Tallinn’s Vanalinn (or Old Town) is an impressive city that dates back to the 13th century. It is surrounded by walls peppered with small turrets that serve as a defensive fortification. One of these is the Kiek in de Kok tower, from which one can access a discreet underground network of tunnels that spans the entire city. The entire neighbourhood has been declared a UNESCO World Heritage site. Tallinn reminded me a lot of Provins, a medieval town on the outskirts of Paris, except in Tallinn absolutely everywhere you turn there is some new ancient stunning structure to marvel at.

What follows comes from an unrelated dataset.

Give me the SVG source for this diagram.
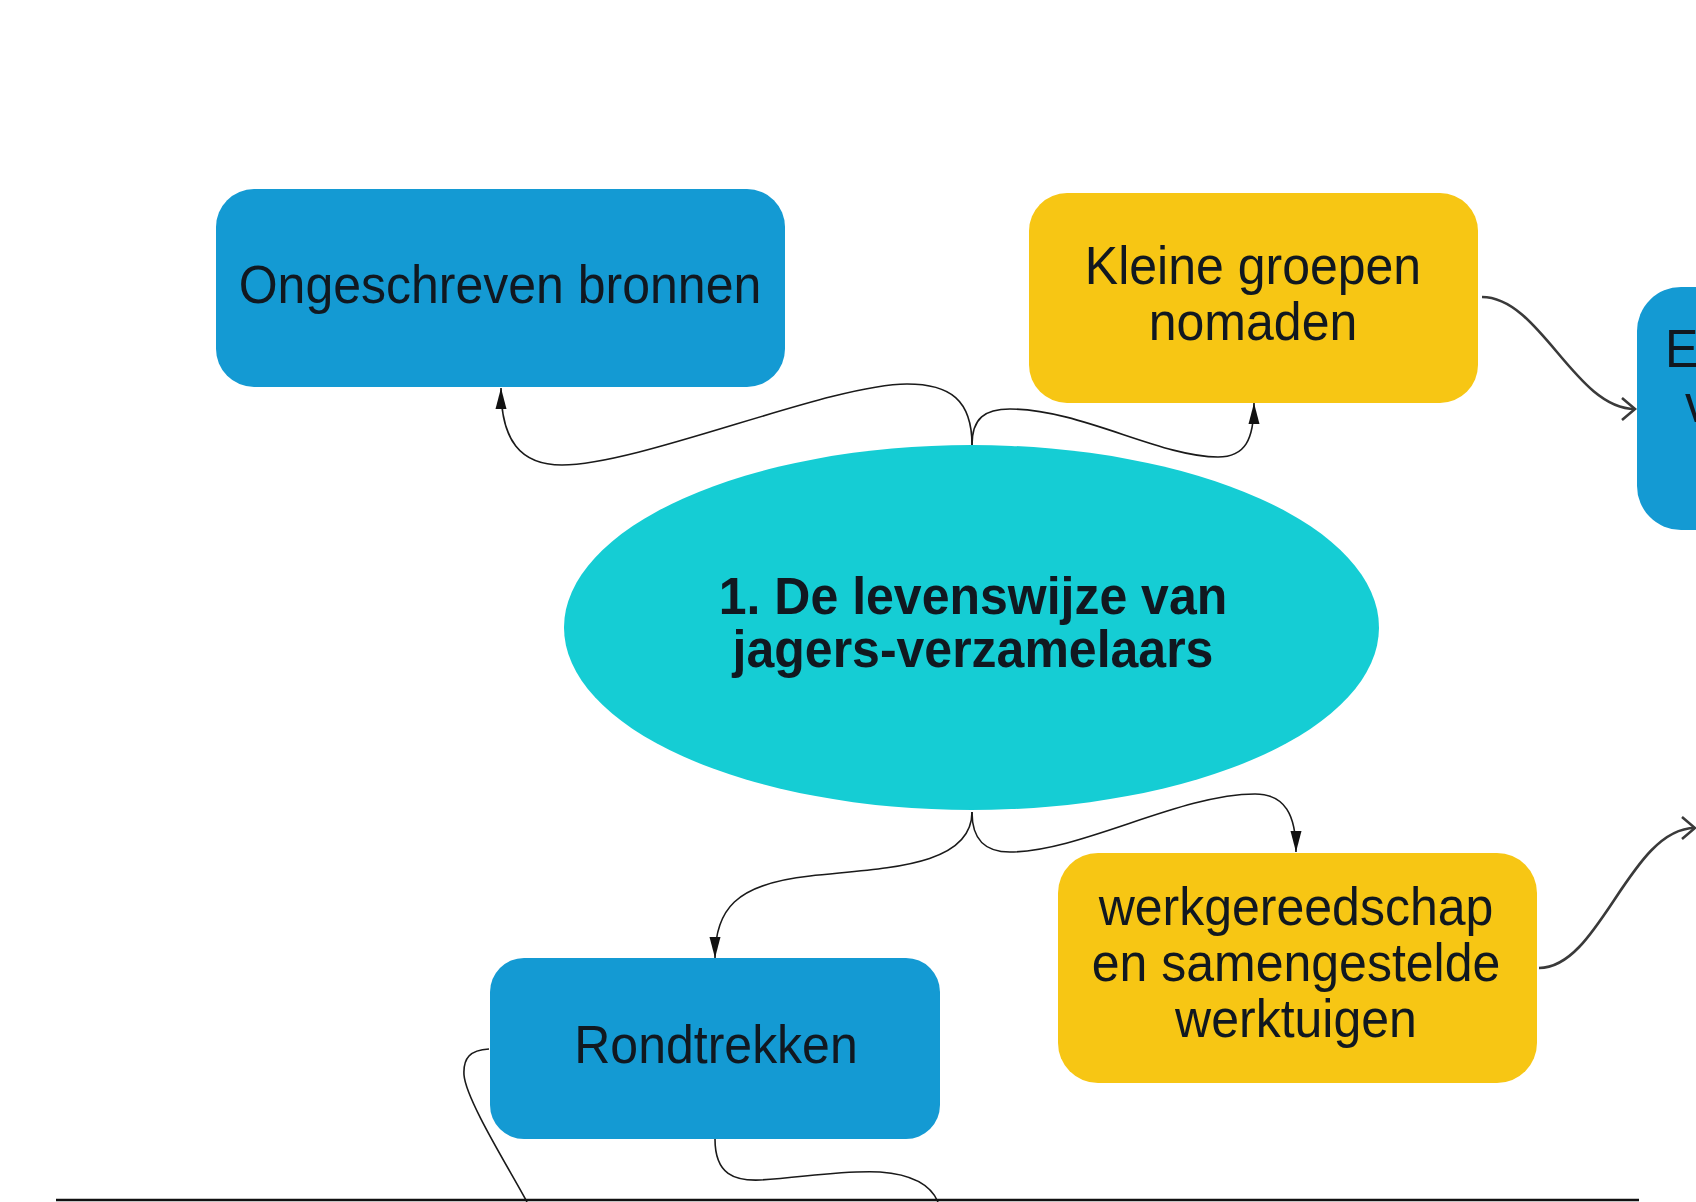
<svg xmlns="http://www.w3.org/2000/svg" width="1696" height="1202" viewBox="0 0 1696 1202">
<style>
.blue{fill:#149AD3}
.yellow{fill:#F7C614}
.cyan{fill:#15CDD4}
.t{font-family:"Liberation Sans",Arial,sans-serif;font-size:50px;fill:#111820;text-anchor:middle}
.b{font-weight:bold}
.c{fill:none;stroke:#1a1a1a;stroke-width:1.6}
.c2{fill:none;stroke:#3a3a3a;stroke-width:2.6}
</style>
<defs>
<marker id="ah" markerUnits="userSpaceOnUse" markerWidth="22" markerHeight="12" refX="21" refY="6" orient="auto">
<path d="M0,0.5 L21,6 L0,11.5 Z" fill="#111"/>
</marker>
<marker id="ch" markerUnits="userSpaceOnUse" markerWidth="18" markerHeight="26" refX="14" refY="12" orient="auto">
<path d="M1,1 L14,12 L1,23" fill="none" stroke="#3a3a3a" stroke-width="2.6"/>
</marker>
</defs>
<rect width="1696" height="1202" fill="#ffffff"/>
<g id="node-e">
<rect class="blue" x="1637" y="287" width="120" height="243" rx="44" ry="44"/>
<text class="t" transform="translate(1665,367) scale(1,1.06)" style="text-anchor:start">E</text>
<text class="t" transform="translate(1685,422) scale(1,1.06)" style="text-anchor:start">v</text>
</g>
<g id="node-ongeschreven">
<rect class="blue" x="216" y="189" width="569" height="198" rx="38" ry="38"/>
<text class="t" transform="translate(500,303) scale(1,1.06)">Ongeschreven bronnen</text>
</g>
<g id="node-kleine">
<rect class="yellow" x="1029" y="193" width="449" height="210" rx="38" ry="38"/>
<text class="t" transform="translate(1253,284) scale(1,1.06)">Kleine groepen</text>
<text class="t" transform="translate(1253,340) scale(1,1.06)">nomaden</text>
</g>
<g id="node-center">
<ellipse class="cyan" cx="971.5" cy="627.5" rx="407.5" ry="182.5"/>
<text class="t b" transform="translate(973,614) scale(1,1.04)">1. De levenswijze van</text>
<text class="t b" transform="translate(973,667) scale(1,1.04)">jagers-verzamelaars</text>
</g>
<g id="node-werk">
<rect class="yellow" x="1058" y="853" width="479" height="230" rx="40" ry="40"/>
<text class="t" transform="translate(1296,925) scale(1,1.06)">werkgereedschap</text>
<text class="t" transform="translate(1296,981) scale(1,1.06)">en samengestelde</text>
<text class="t" transform="translate(1296,1037) scale(1,1.06)">werktuigen</text>
</g>
<g id="node-rondtrekken">
<rect class="blue" x="490" y="958" width="450" height="181" rx="34" ry="34"/>
<text class="t" transform="translate(716,1063) scale(1,1.06)">Rondtrekken</text>
</g>
<g id="connectors">
<path class="c" marker-end="url(#ah)" d="M 972 445 C 972 400, 950 384, 907 384 C 830 384, 640 465, 562 465 C 520 465, 501 440, 501 388"/>
<path class="c" marker-end="url(#ah)" d="M 972 445 C 972 418, 985 409, 1010 409 C 1080 409, 1160 457, 1218 457 C 1245 457, 1254 440, 1254 403"/>
<path class="c" marker-end="url(#ah)" d="M 972 812 C 972 868, 880 868, 810 876 C 735 884, 715 910, 715 958"/>
<path class="c" marker-end="url(#ah)" d="M 972 812 C 972 840, 985 852, 1010 852 C 1080 852, 1180 794, 1255 794 C 1285 794, 1296 815, 1296 852"/>
<path class="c" d="M 715 1139 C 715 1175, 735 1181, 760 1180 C 800 1178, 840 1170, 880 1172 C 920 1175, 933 1190, 938 1202"/>
<path class="c" d="M 489 1049 C 470 1050, 463 1058, 464 1075 C 466 1100, 510 1170, 527 1202"/>
<path class="c2" marker-end="url(#ch)" d="M 1482 297 C 1540 297, 1575 409, 1635 409"/>
<path class="c2" marker-end="url(#ch)" d="M 1539 968 C 1600 968, 1630 828, 1695 828"/>
</g>
<line x1="56" y1="1200" x2="1639" y2="1200" stroke="#111" stroke-width="2.5"/>
</svg>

alleyway in the vanalinn old town district of tallinn

Tallinn TV Tower

Tallinn’s TV Tower was built in 1980. It is located in the middle of a verdant nature preserve just east of the city. The tower’s viewing platform offers an impressive view of the city, the bay, and the nearby forests. Several parts of the floor are built in glass so that you can see a few hundred meters directly below you. When Estonia declared independence from the USSR in 1991, Soviet paratroopers attempted to seize this tower; however, a small group of Estonian defenders locked themselves inside and prevented it from being taken. It has since become a symbol of Estonian freedom and modernity.

tallinn tv tower viewed from below
tallinn tv tower viewed from the observation deck

Nevsky Cathedral

This impressive Orthodox cathedral was built in 1900, when Estonia was part of the Russian Empire. After gaining independence in 1920, Estonians considered demolishing it because it was a symbol of the empire they had fought against, but ultimately chose not to. It is named after the 13th century Russian hero Alexander Nevsky, who was a prince in Kievan Rus. He earned his name when he repelled an attempted Swedish invasion across the Neva River. He cooperated with the Mongol Golden Horde to prevent his people from being subjugated by the Catholic European powers that wanted to expand their influence in the region. For this, he became a saint in Orthodox Christianity.